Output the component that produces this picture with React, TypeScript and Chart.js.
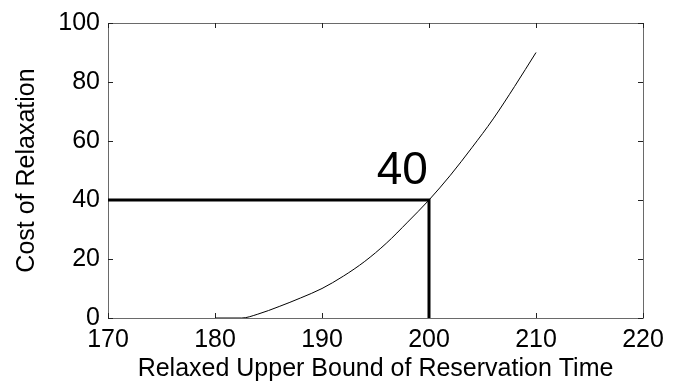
import React, { useEffect, useRef } from "react";
import { Chart, registerables } from "chart.js";

Chart.register(...registerables);

// Curve: cost of relaxation vs relaxed upper bound
const curveX = [180, 182.5, 184, 186, 188, 190, 192, 194, 196, 198, 200, 202, 204, 206, 208, 210];
const curveY = [0, 0, 1.3, 3.9, 6.8, 10.0, 14.2, 19.2, 25.3, 32.5, 40, 48.4, 57.7, 67.5, 78.5, 90];

// Guide lines marking the point (200, 40)
const guideX = [170, 200, 200];
const guideY = [40, 40, 0];

const xTicks = [170, 180, 190, 200, 210, 220];
const yTicks = [0, 20, 40, 60, 80, 100];

const annotationText = "40";
const annotationX = 197.5;
const annotationY = 45.3;

const xTitle = "Relaxed Upper Bound of Reservation Time";
const yTitle = "Cost of Relaxation";

const FONT = "Arial, 'Liberation Sans', Helvetica, sans-serif";

const framePlugin = {
  id: "matlabFrame",
  beforeDatasetsDraw(chart: any) {
    const { ctx, chartArea } = chart;
    const { left, right, top, bottom } = chartArea;
    const xs = chart.scales.x;
    const ys = chart.scales.y;
    ctx.save();
    ctx.strokeStyle = "#6a6a6a";
    ctx.lineWidth = 1;
    ctx.beginPath();
    ctx.rect(Math.round(left) + 0.5, Math.round(top) + 0.5, Math.round(right - left), Math.round(bottom - top));
    ctx.stroke();
    ctx.strokeStyle = "#222";
    ctx.beginPath();
    const tl = 5;
    for (const v of xTicks) {
      const px = Math.round(xs.getPixelForValue(v)) + 0.5;
      ctx.moveTo(px, bottom);
      ctx.lineTo(px, bottom - tl);
      ctx.moveTo(px, top);
      ctx.lineTo(px, top + tl);
    }
    for (const v of yTicks) {
      const py = Math.round(ys.getPixelForValue(v)) + 0.5;
      ctx.moveTo(left, py);
      ctx.lineTo(left + tl, py);
      ctx.moveTo(right, py);
      ctx.lineTo(right - tl, py);
    }
    ctx.stroke();
    ctx.restore();
  },
  afterDatasetsDraw(chart: any) {
    const { ctx } = chart;
    const xs = chart.scales.x;
    const ys = chart.scales.y;
    ctx.save();
    ctx.fillStyle = "#000";
    ctx.font = `46px ${FONT}`;
    ctx.textAlign = "center";
    ctx.textBaseline = "alphabetic";
    ctx.fillText(annotationText, xs.getPixelForValue(annotationX), ys.getPixelForValue(annotationY));
    ctx.restore();
  },
};

export default function App() {
  const ref = useRef<HTMLCanvasElement | null>(null);

  useEffect(() => {
    document.body.style.margin = "0";
    const canvas = ref.current;
    if (!canvas) return;
    const chart = new Chart(canvas, {
      type: "scatter",
      data: {
        datasets: [
          {
            data: curveX.map((x, i) => ({ x, y: curveY[i] })),
            showLine: true,
            borderColor: "#000",
            borderWidth: 1,
            pointRadius: 0,
            cubicInterpolationMode: "monotone",
          },
          {
            data: guideX.map((x, i) => ({ x, y: guideY[i] })),
            showLine: true,
            borderColor: "#000",
            borderWidth: 3,
            pointRadius: 0,
            tension: 0,
          },
        ],
      },
      options: {
        animation: false,
        responsive: false,
        devicePixelRatio: 1,
        layout: { padding: { left: 0, right: 32, top: 20, bottom: 0 } },
        plugins: {
          legend: { display: false },
          tooltip: { enabled: false },
        },
        scales: {
          x: {
            type: "linear",
            min: 170,
            max: 220,
            afterBuildTicks: (s: any) => {
              s.ticks = xTicks.map((v) => ({ value: v }));
            },
            afterFit: (s: any) => {
              s.height = 64;
            },
            grid: { display: false, drawTicks: false },
            border: { display: false },
            ticks: {
              autoSkip: false,
              maxRotation: 0,
              color: "#000",
              padding: 7,
              font: { family: FONT, size: 25 },
            },
            title: {
              display: true,
              text: xTitle,
              color: "#000",
              padding: { top: 0, bottom: 0 },
              font: { family: FONT, size: 25, lineHeight: 1 },
            },
          },
          y: {
            type: "linear",
            min: 0,
            max: 100,
            afterBuildTicks: (s: any) => {
              s.ticks = yTicks.map((v) => ({ value: v }));
            },
            afterFit: (s: any) => {
              s.width = 108;
            },
            grid: { display: false, drawTicks: false },
            border: { display: false },
            ticks: {
              autoSkip: false,
              color: "#000",
              padding: 8,
              font: { family: FONT, size: 25 },
            },
            title: {
              display: true,
              text: yTitle,
              color: "#000",
              padding: { top: 12, bottom: 0 },
              font: { family: FONT, size: 25 },
            },
          },
        },
      },
      plugins: [framePlugin],
    } as any);
    return () => chart.destroy();
  }, []);

  return (
    <div style={{ position: "absolute", left: 0, top: 0, width: 675, height: 382, background: "#fff" }}>
      <canvas ref={ref} width={675} height={382} />
    </div>
  );
}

* Work required:
Give back exactly the lines from the first line of the data through the line with "Chart.register(...registerables);", pictures excluded.

* Solution to the problem:
Output the component that produces this picture with React, TypeScript and Chart.js.
import React, { useEffect, useRef } from "react";
import { Chart, registerables } from "chart.js";

Chart.register(...registerables);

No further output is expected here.